For underfloor equipment on freight locomotives operating in snowy conditions, specify at minimum IP65 (dust-tight and protected against water jets). For interior electronic cubicles, IP54 is usually sufficient, but ensure that ventilation openings incorporate hydrophobic filters to prevent condensation ingress during rapid temperature changes.
🔌 4. Electrical Environment and EMC
IEC 62498-1 defines the traction supply voltage variations that on-board equipment must tolerate, based on IEC 60850. These include:
- Steady-state voltage range (typically UN ± 15%)
- Temporary overvoltages (up to UN + 50% for 10 s)
- Voltage interruptions (up to 100 ms for certain systems)
EMC requirements are referenced to IEC 62236-3 series, covering both emission and immunity for rolling stock. The standard highlights that electromagnetic compatibility must be assessed at both the equipment level and the vehicle level, as cable routing and grounding practices significantly affect system-level EMC performance.

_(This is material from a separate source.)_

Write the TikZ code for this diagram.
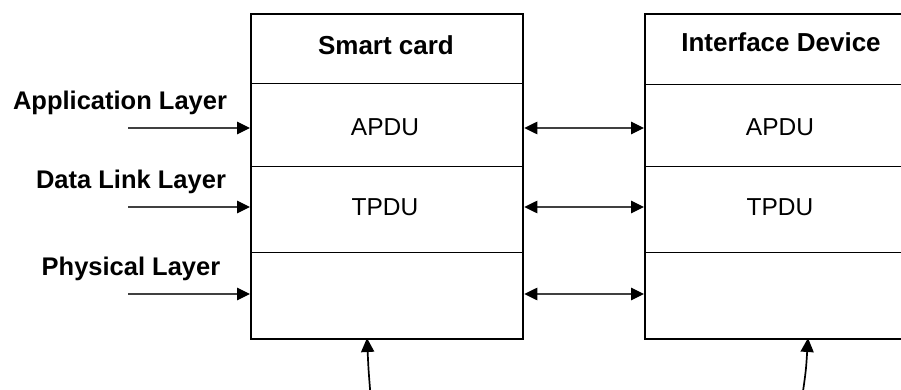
\documentclass[tikz,border=0pt]{standalone}
\usepackage{fontspec}
\setmainfont{Liberation Sans}
\usetikzlibrary{arrows.meta,fit}

\tikzset{
  cell/.style={draw, line width=1.3pt, minimum width=271pt, inner sep=0pt, anchor=north west},
  frame/.style={draw, line width=2pt, inner sep=0pt},
  headtext/.style={font=\fontsize{26}{30}\selectfont\bfseries, anchor=base},
  pdutext/.style={font=\fontsize{24.5}{28}\selectfont, anchor=base},
  layertext/.style={font=\fontsize{25.5}{30}\selectfont\bfseries, anchor=base},
  tip/.style={Triangle[length=13pt,width=13pt,color=black]},
  feed/.style={line width=1.1pt, draw=black!75, -{Triangle[length=13pt,width=12.5pt,color=black]}},
  link/.style={line width=1.1pt, draw=black!75, {Triangle[length=13pt,width=12.5pt,color=black]}-{Triangle[length=13pt,width=12.5pt,color=black]}},
  rise/.style={line width=1.7pt, -{Triangle[length=14pt,width=13pt]}}
}

\begin{document}
\begin{tikzpicture}[x=1pt,y=-1pt]
  \clip (0,0) rectangle (901,390);
  \fill[white] (0,0) rectangle (901,390);

  % smart card column
  \node[cell, minimum height=69pt] (sch) at (251,14) {};
  \node[cell, minimum height=83pt] (sca) at (251,83) {};
  \node[cell, minimum height=86pt] (sct) at (251,166) {};
  \node[cell, minimum height=86pt] (scp) at (251,252) {};
  \node[frame, fit=(sch)(scp)] (sc) {};

  % interface device column
  \node[cell, minimum height=70pt] (idh) at (645,14) {};
  \node[cell, minimum height=82pt] (ida) at (645,84) {};
  \node[cell, minimum height=86pt] (idt) at (645,166) {};
  \node[cell, minimum height=86pt] (idp) at (645,252) {};
  \node[frame, fit=(idh)(idp)] (id) {};

  % cell texts
  \node[headtext] (schl) at (386,55) {Smart card};
  \node[pdutext] (scal) at (385,136) {APDU};
  \node[pdutext] (sctl) at (385,215) {TPDU};
  \node[headtext] (idhl) at (781,52) {Interface Device};
  \node[pdutext] (idal) at (780,136) {APDU};
  \node[pdutext] (idtl) at (780,215) {TPDU};

  % layer names
  \node[layertext] (lapp) at (120,110) {Application Layer};
  \node[layertext] (ldl) at (131,188) {Data Link Layer};
  \node[layertext] (lph) at (131,275) {Physical Layer};

  % incoming arrows
  \coordinate (inapp) at (128,128);
  \coordinate (indl) at (128,207);
  \coordinate (inph) at (128,294);
  \draw[feed] (inapp) -- (inapp -| sc.west);
  \draw[feed] (indl) -- (indl -| sc.west);
  \draw[feed] (inph) -- (inph -| sc.west);

  % peer links
  \coordinate (lkapp) at (522,128);
  \coordinate (lkdl) at (522,207);
  \coordinate (lkph) at (522,294);
  \draw[link] (lkapp -| sc.east) -- (lkapp -| id.west);
  \draw[link] (lkdl -| sc.east) -- (lkdl -| id.west);
  \draw[link] (lkph -| sc.east) -- (lkph -| id.west);

  % arrows rising from below
  \coordinate (scfoot) at (370.5,395);
  \coordinate (scin) at (367,338);
  \coordinate (idfoot) at (802.5,395);
  \coordinate (idin) at (808,338);
  \draw[rise] (scfoot) .. controls (368.5,370) .. (scin);
  \draw[rise] (idfoot) .. controls (806,370) .. (idin);
\end{tikzpicture}
\end{document}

❓ Frequently Asked Questions
- Q1: Is IEC 62498-1 mandatory for all railway rolling stock projects?
- While not legally mandatory in itself, it is referenced by almost all rolling stock procurement specifications worldwide. Compliance with IEC 62498-1 is generally considered the minimum requirement for demonstrating that equipment is fit for the railway environment. Many operators additionally require field-proven performance data.
- Q2: What is the difference between “performance range” and “operation range”?
- The performance range defines conditions under which the equipment must meet all specified performance parameters (accuracy, efficiency, response time). The operation range defines a wider envelope where the equipment must survive without damage but may have degraded performance. Exceeding the operation range may cause permanent damage.
- Q3: How do I handle mixed-traffic operation (freight + passenger) for environment classification?
- When equipment must operate on both freight and passenger vehicles, the more severe class should be selected. Freight locomotives typically experience higher shock loads (coupling impacts), while passenger vehicles may have wider temperature ranges due to door opening cycles in cold climates.
- Q4: Does the standard cover fire and smoke conditions?
- No. Fire and smoke conditions are covered by separate standards (EN 45545 for European railways or equivalent national standards). IEC 62498-1 specifically excludes fire and post-fire environmental conditions, although it does address the thermal effects of adjacent hot equipment.